Phonetic poetry was the soundtrack. Words were strung together into a web of nonsense, “feminine, chewing gum, merci, garcon.” Villeglé's collages of weathered advertisements contributed to by passers-by, the wallpaper. Layer upon layer creating an organic work of art.

Black and white images of action-spectacles flicker. To solicit participation artists left their studios to find materials in the street and spontaneously created art, thus the execution of the performance was of as much or more value than the finished product.

For instance, in March of 1960, Yves Klien assembled a well-dressed audience of men in tuxedos and women in pearls and fur. Once in their places, he cued the orchestra before leading a parade of women to painted their naked bodies blue and press themselves onto canvases. The act of creating these body prints became art, while the paintings left behind were the “ashes” of his art. Choosing only to work in one particular hue, it has become known as Yves Klein blue.

Enter by window into a Dylaby and you stand on the wall amongst the paintings, the ceiling on your side in a world that has tumbled over like a scene from Alice in Wonderland.

Tinguely set machines into the self-destructive motion of a “danse macabre” where keys tap, drums beat, wheels turn and fire is ignited. Only the video footage remains.

Nikki de Saint-Phalle amassed mundane objects like plastic toys and boots into sculpture, hiding cans of spray paint inside before white washing the conglomeration. The work, not finished until shot upon under the public eye, was bathed in red. A violent reaction to the childhood abuse she survived and in stark contrast to the gaiety of her mosaic creatures, she admits, “I shot at canvasses because that allowed me to express the aggressiveness I felt…I liked to see the canvas bleed and die.”

Another parlour trick of the Nouveau Realists was the readymade. Decree that an object is art, display it as such, and that is what it becomes. Deschamps rescuing a urinal and showcasing it adorned with his signature is part of what he and I both consider “the biggest artistic fraud of the 20th century.”

In agglomerating everyday objects and organizing them into three-dimensional collages, Arman created art from collections of dentures, dolls and watch faces while Spoerri snared scenes. Tables of dirtied dishes and ashtrays of smoked cigarettes were affixed atop red and white checked tablecloths. Legs were removed and the still life hung from the wall “like taking a three-dimensional snapshot,” he explained. “Something that you normally see horizontally enters your field of vision. That’s the gimmick that made the snare painting extraordinary.” Like fossils unearthed at Pompeii his figures are frozen forever in that moment when they were abandoned.

I know of Christo from the stream of orange gateways through central park. He creates new faces for familiar monuments by enshrouding them. Buildings, bridges, and cliff faces exist as skeletal structures to be cloaked in skin. In some cases his projects represent transformation serving as the chrysalis before a butterfly façade is revealed.
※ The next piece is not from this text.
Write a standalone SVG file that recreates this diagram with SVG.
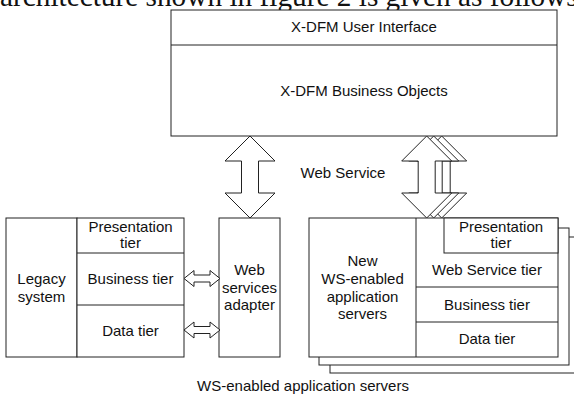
<svg xmlns="http://www.w3.org/2000/svg" width="574" height="399" viewBox="0 0 574 399">
  <style>
    .box { fill: #fff; stroke: #222; stroke-width: 1; }
    .ln { stroke: #222; stroke-width: 1; fill: none; }
    .lbl { font-family: "Liberation Sans", Arial, sans-serif; font-size: 15px; fill: #111; text-anchor: middle; }
    .page { font-family: "Liberation Serif", "Times New Roman", serif; font-size: 29.3px; fill: #111; }
  </style>
  <defs>
    <!-- vertical double arrow, top tip at origin, 82 long -->
    <path id="bigArrow" d="M0,0 L25,25 L8.5,25 L8.5,57 L25,57 L0,82 L-25,57 L-8.5,57 L-8.5,25 L-25,25 Z" fill="#fff" stroke="#222" stroke-width="1"/>
    <!-- horizontal double arrow, left tip at origin, 36 long -->
    <path id="smallArrow" d="M0,0 L10,-8 L10,-3.5 L26,-3.5 L26,-8 L36,0 L26,8 L26,3.5 L10,3.5 L10,8 Z" fill="#fff" stroke="#222" stroke-width="1"/>
  </defs>

  <rect width="574" height="399" fill="#fff"/>

  <!-- running text line above the figure -->
  <text class="page" x="0" y="5.5">architecture shown in figure 2 is given as follows</text>

  <!-- X-DFM client -->
  <g id="xdfm">
    <rect class="box" x="171" y="10" width="386" height="126"/>
    <line class="ln" x1="171" y1="45" x2="557" y2="45"/>
    <text class="lbl" x="364" y="32">X-DFM User Interface</text>
    <text class="lbl" x="364" y="96">X-DFM Business Objects</text>
  </g>

  <!-- legacy system with its tiers -->
  <g id="legacy">
    <rect class="box" x="6" y="218" width="71" height="139"/>
    <text class="lbl" x="41.5" y="284">Legacy</text>
    <text class="lbl" x="41.5" y="301.5">system</text>
    <rect class="box" x="77" y="218" width="107" height="139"/>
    <line class="ln" x1="77" y1="253" x2="184" y2="253"/>
    <line class="ln" x1="77" y1="305" x2="184" y2="305"/>
    <text class="lbl" x="130.5" y="231.5">Presentation</text>
    <text class="lbl" x="130.5" y="248">tier</text>
    <text class="lbl" x="130.5" y="284">Business tier</text>
    <text class="lbl" x="130.5" y="336">Data tier</text>
  </g>

  <!-- adapter -->
  <g id="adapter">
    <rect class="box" x="219" y="218" width="61" height="139"/>
    <text class="lbl" x="249.5" y="274.5">Web</text>
    <text class="lbl" x="249.5" y="292.5">services</text>
    <text class="lbl" x="249.5" y="310">adapter</text>
  </g>

  <!-- stack of WS-enabled application servers -->
  <g id="appservers">
    <rect class="box" x="330" y="237" width="250" height="136"/>
    <rect class="box" x="319" y="228" width="250" height="137"/>
    <rect class="box" x="309" y="218" width="249" height="139"/>
    <line class="ln" x1="416" y1="218" x2="416" y2="357"/>
    <line class="ln" x1="416" y1="287" x2="558" y2="287"/>
    <line class="ln" x1="416" y1="322" x2="558" y2="322"/>
    <rect class="box" x="444" y="218" width="114" height="35"/>
    <text class="lbl" x="362.5" y="266">New</text>
    <text class="lbl" x="362.5" y="284">WS-enabled</text>
    <text class="lbl" x="362.5" y="301.5">application</text>
    <text class="lbl" x="362.5" y="319">servers</text>
    <text class="lbl" x="501" y="231.5">Presentation</text>
    <text class="lbl" x="501" y="248">tier</text>
    <text class="lbl" x="487" y="275">Web Service tier</text>
    <text class="lbl" x="487" y="310">Business tier</text>
    <text class="lbl" x="487" y="344">Data tier</text>
  </g>

  <!-- connectors -->
  <g id="connectors">
    <use href="#bigArrow" x="250" y="136"/>
    <use href="#bigArrow" x="441.7" y="136"/>
    <use href="#bigArrow" x="433.7" y="136"/>
    <use href="#bigArrow" x="426.7" y="136"/>
    <use href="#smallArrow" x="184" y="278.5"/>
    <use href="#smallArrow" x="184" y="330"/>
    <text class="lbl" x="343" y="178">Web Service</text>
  </g>

  <text class="lbl" x="303" y="391">WS-enabled application servers</text>
</svg>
Rayasse lent his hand to the movement in the modification and simplification of iconic and contemporary images like a green Odalisque, part of the Pompidou’s collection, an alien recreation of Ingres’ work.

The artistic fraud continues as these artists remain relevant, their brand of reverie more appealing than the sobriety of today’s modern art. Gaze over a few of the pieces that reside in the Centre Pompidou or Nice's MAMAC.

All quotes are taken from the bilingual magazine Artpress2 #4 Les Nouveaux Réalistes.